In previous studies, subjects have suspected they've been drugged, but these fears haven't always been accurate. A 2010 study reported that only 49 percent of suspected victims actually returned positive urine test results. In a 2007 study, only 19 percent of suspected drugging and drink-spiking cases tested positive.
So when Swan's team reports that 1 in 13 students "suspected or knew that someone put a drug in their drink without their knowledge," that information could mean almost anything. Suspicion is not always rooted in reality. Sometimes somebody drugged your drink; sometimes you're simply drunk.
The Miami Herald and Teen Vogue pieces also make the mistake of implying that a drugged drink must lead directly to sexual assault. As Swan and her colleagues point out, the current literature suggests the opposite: Somewhere between 12 percent and 33 percent of drugging victims reported resulting rape in the studies they reviewed. In their own study, they found that a little more than five percent of the drugging victims also reported forced sexual intercourse.
So even if the "one in 13" number were true, a much smaller percentage of those victims would also be sexual assault victims, statistically speaking––and that low prevalence remains consistent from study to study. Of course, any sexual assault is awful and traumatic. But it's good news that drugging is less common than many people assume think, and unwanted sexual contact even less so.
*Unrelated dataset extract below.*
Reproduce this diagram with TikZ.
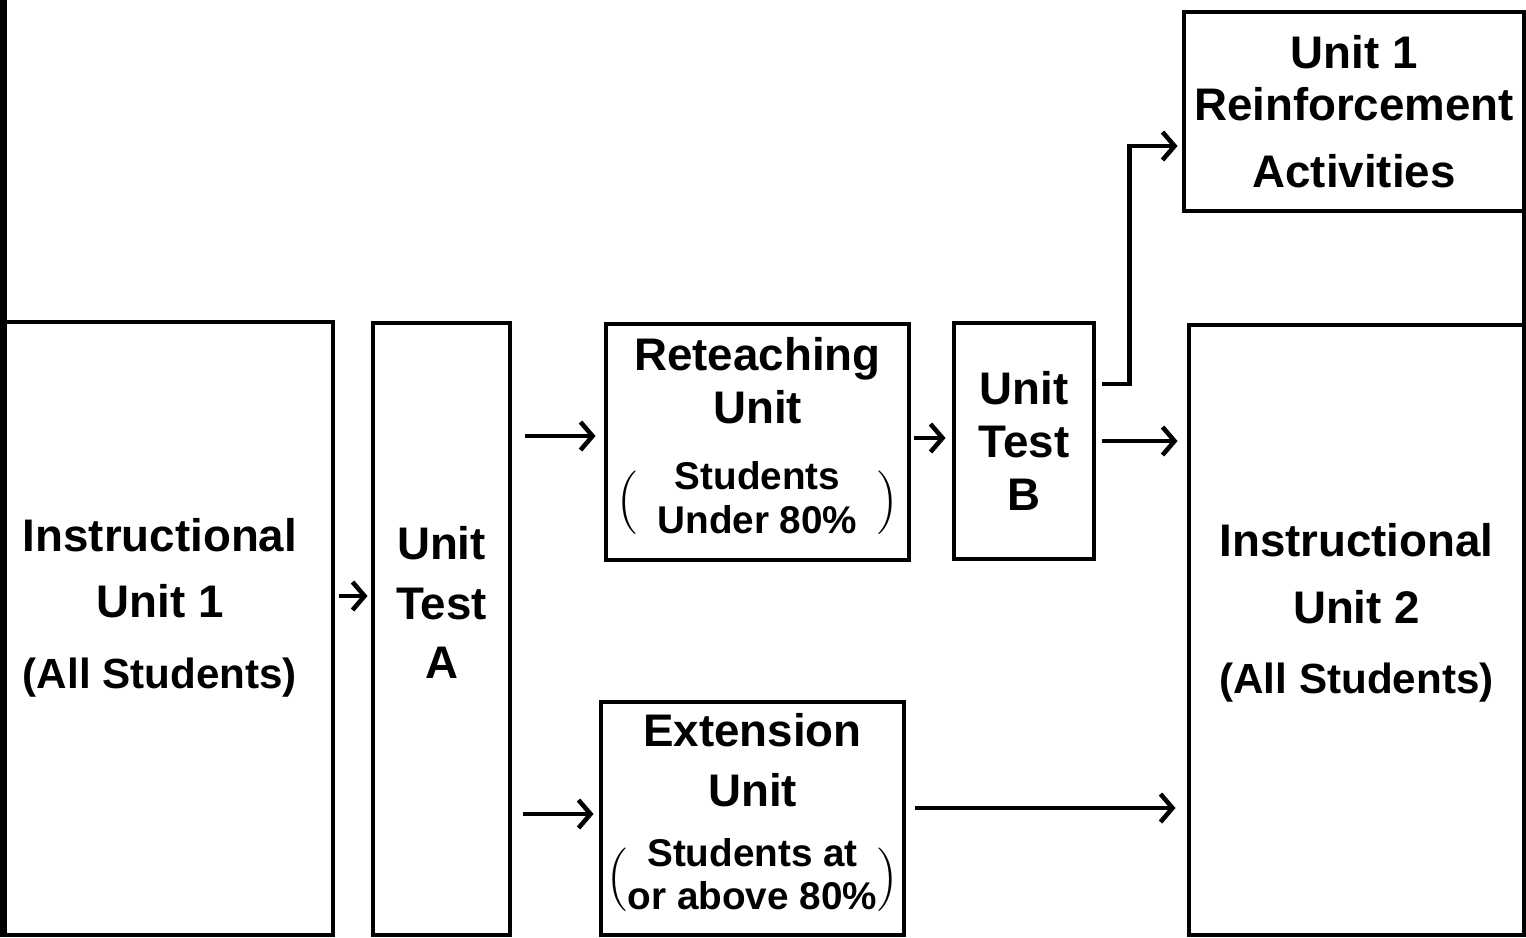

Swann and company concede that "research in the area of drugging is nascent" and based "almost exclusively on anecdotal data." Their own effort is no exception.
Stories like these have a lot of appeal. They feed off fears of sexual danger. They reaffirm the belief that drugs only manipulate or harm users. And on the positive side, they show empowered young people taking up broadly palatable causes for the common good. But in the process of doing so, they perpetuate myths about sexual assault and how it's carried out.
In reality, sexual assault is usually committed by acquaintances who manipulate trust. The chief drug involved is alcohol, not GHB or ketamine. And date-rape-drug-detecting straws already exist—they're just rarely used. It's great that these high schoolers see the value in consent, autonomy, and creating a safer world for those around them. But let's think twice before we pretend the problem they're tackling is a common and "intensifying" threat.